Task directions:
Begin with the first line of the material and copy each line word for word through the line that contains "from bokeh.core.properties import value"; the pictures are left out.

Raw data:

================

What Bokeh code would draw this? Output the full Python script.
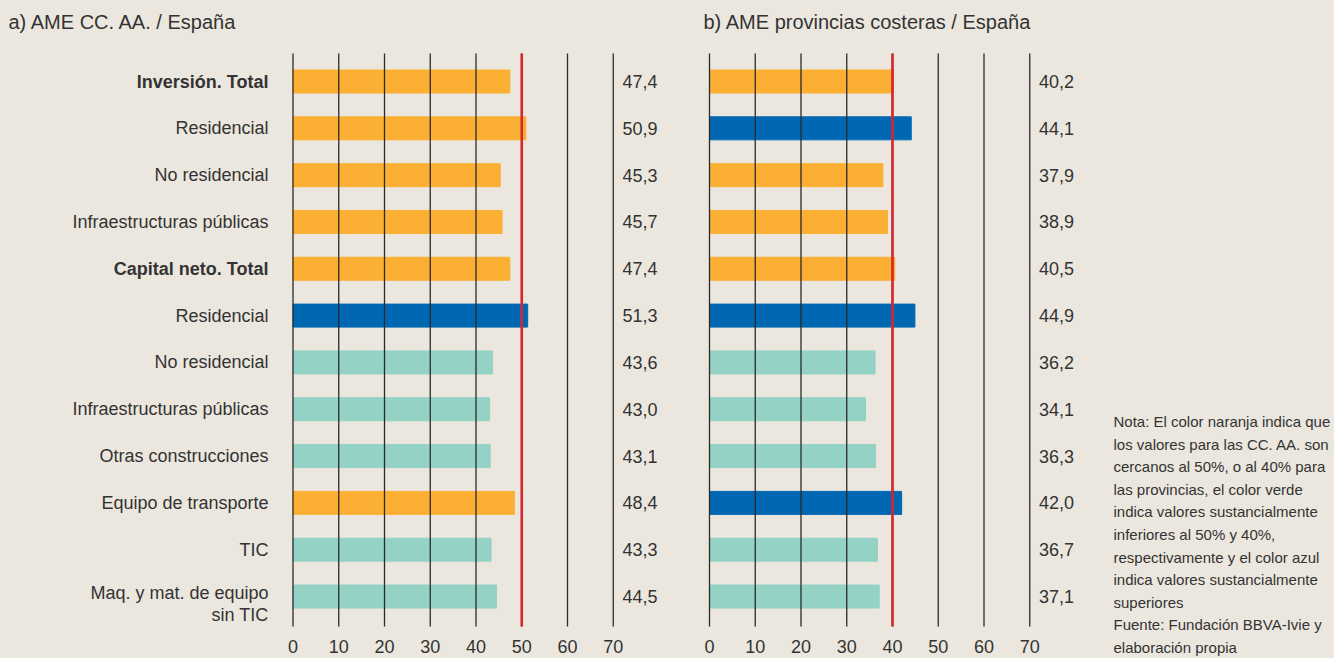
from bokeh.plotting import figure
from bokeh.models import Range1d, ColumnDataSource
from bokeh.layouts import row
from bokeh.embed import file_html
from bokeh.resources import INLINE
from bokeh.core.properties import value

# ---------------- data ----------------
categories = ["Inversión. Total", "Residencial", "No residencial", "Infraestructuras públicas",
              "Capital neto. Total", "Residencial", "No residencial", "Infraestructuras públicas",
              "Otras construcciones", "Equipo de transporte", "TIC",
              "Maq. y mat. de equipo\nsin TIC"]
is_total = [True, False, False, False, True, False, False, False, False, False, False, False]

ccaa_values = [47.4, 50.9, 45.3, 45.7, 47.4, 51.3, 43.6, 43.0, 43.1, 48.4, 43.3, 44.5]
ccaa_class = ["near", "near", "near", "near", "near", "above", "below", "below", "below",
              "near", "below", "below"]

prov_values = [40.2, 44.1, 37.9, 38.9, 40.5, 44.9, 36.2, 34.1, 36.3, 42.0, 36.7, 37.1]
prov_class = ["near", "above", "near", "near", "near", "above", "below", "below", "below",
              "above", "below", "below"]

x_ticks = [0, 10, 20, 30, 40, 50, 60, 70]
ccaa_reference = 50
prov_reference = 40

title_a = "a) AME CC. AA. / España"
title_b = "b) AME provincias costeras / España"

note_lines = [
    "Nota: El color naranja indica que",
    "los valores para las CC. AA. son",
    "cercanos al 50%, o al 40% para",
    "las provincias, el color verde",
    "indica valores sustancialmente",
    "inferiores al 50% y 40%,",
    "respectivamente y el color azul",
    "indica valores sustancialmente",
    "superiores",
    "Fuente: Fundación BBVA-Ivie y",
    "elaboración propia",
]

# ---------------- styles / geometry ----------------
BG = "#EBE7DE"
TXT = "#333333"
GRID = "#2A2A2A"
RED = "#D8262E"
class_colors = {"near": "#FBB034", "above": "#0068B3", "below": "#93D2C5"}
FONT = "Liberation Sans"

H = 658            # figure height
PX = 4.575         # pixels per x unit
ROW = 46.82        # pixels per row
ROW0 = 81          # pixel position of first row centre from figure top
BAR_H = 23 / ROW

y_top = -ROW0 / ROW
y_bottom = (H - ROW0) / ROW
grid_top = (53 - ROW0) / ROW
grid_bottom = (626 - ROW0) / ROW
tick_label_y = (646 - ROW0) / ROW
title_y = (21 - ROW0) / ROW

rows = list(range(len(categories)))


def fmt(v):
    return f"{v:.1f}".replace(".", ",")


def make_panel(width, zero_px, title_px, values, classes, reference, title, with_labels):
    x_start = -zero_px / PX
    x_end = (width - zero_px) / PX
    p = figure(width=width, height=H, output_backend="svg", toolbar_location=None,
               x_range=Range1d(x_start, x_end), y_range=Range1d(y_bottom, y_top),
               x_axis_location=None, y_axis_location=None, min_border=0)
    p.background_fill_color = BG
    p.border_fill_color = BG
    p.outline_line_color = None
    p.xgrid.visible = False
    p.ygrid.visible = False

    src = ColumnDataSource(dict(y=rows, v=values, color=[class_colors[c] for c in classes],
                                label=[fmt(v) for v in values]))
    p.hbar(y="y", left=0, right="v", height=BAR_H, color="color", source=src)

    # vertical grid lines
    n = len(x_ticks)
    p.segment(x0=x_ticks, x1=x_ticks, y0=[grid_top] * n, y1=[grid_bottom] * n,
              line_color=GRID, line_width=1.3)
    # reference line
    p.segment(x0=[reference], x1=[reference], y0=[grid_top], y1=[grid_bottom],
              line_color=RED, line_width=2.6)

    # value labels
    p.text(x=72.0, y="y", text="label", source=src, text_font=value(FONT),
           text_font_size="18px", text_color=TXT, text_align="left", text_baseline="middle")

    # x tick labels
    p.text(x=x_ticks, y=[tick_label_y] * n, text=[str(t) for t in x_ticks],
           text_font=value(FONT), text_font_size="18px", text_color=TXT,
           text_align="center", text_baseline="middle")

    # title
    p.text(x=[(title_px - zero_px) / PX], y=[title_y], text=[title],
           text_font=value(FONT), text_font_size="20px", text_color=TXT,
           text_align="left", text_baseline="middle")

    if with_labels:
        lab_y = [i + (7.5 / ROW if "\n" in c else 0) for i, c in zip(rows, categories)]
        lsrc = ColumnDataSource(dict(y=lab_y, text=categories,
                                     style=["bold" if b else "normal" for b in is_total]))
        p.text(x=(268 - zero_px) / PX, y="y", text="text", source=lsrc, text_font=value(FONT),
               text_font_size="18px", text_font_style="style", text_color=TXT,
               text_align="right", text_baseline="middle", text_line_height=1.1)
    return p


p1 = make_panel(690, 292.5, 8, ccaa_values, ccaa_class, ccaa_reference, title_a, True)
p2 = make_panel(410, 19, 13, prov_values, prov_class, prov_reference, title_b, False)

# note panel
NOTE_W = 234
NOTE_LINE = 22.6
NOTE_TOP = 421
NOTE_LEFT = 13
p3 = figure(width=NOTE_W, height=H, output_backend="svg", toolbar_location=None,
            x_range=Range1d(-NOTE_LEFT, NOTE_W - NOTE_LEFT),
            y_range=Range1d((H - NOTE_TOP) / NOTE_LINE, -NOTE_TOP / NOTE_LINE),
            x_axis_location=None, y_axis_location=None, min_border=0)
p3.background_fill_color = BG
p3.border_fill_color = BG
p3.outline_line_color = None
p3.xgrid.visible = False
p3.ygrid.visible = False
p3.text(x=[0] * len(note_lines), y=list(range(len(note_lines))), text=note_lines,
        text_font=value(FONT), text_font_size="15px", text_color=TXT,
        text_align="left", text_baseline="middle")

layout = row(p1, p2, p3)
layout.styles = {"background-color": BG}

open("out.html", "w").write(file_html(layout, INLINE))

================

In response:
What Bokeh code would draw this? Output the full Python script.
from bokeh.plotting import figure
from bokeh.models import Range1d, ColumnDataSource
from bokeh.layouts import row
from bokeh.embed import file_html
from bokeh.resources import INLINE
from bokeh.core.properties import value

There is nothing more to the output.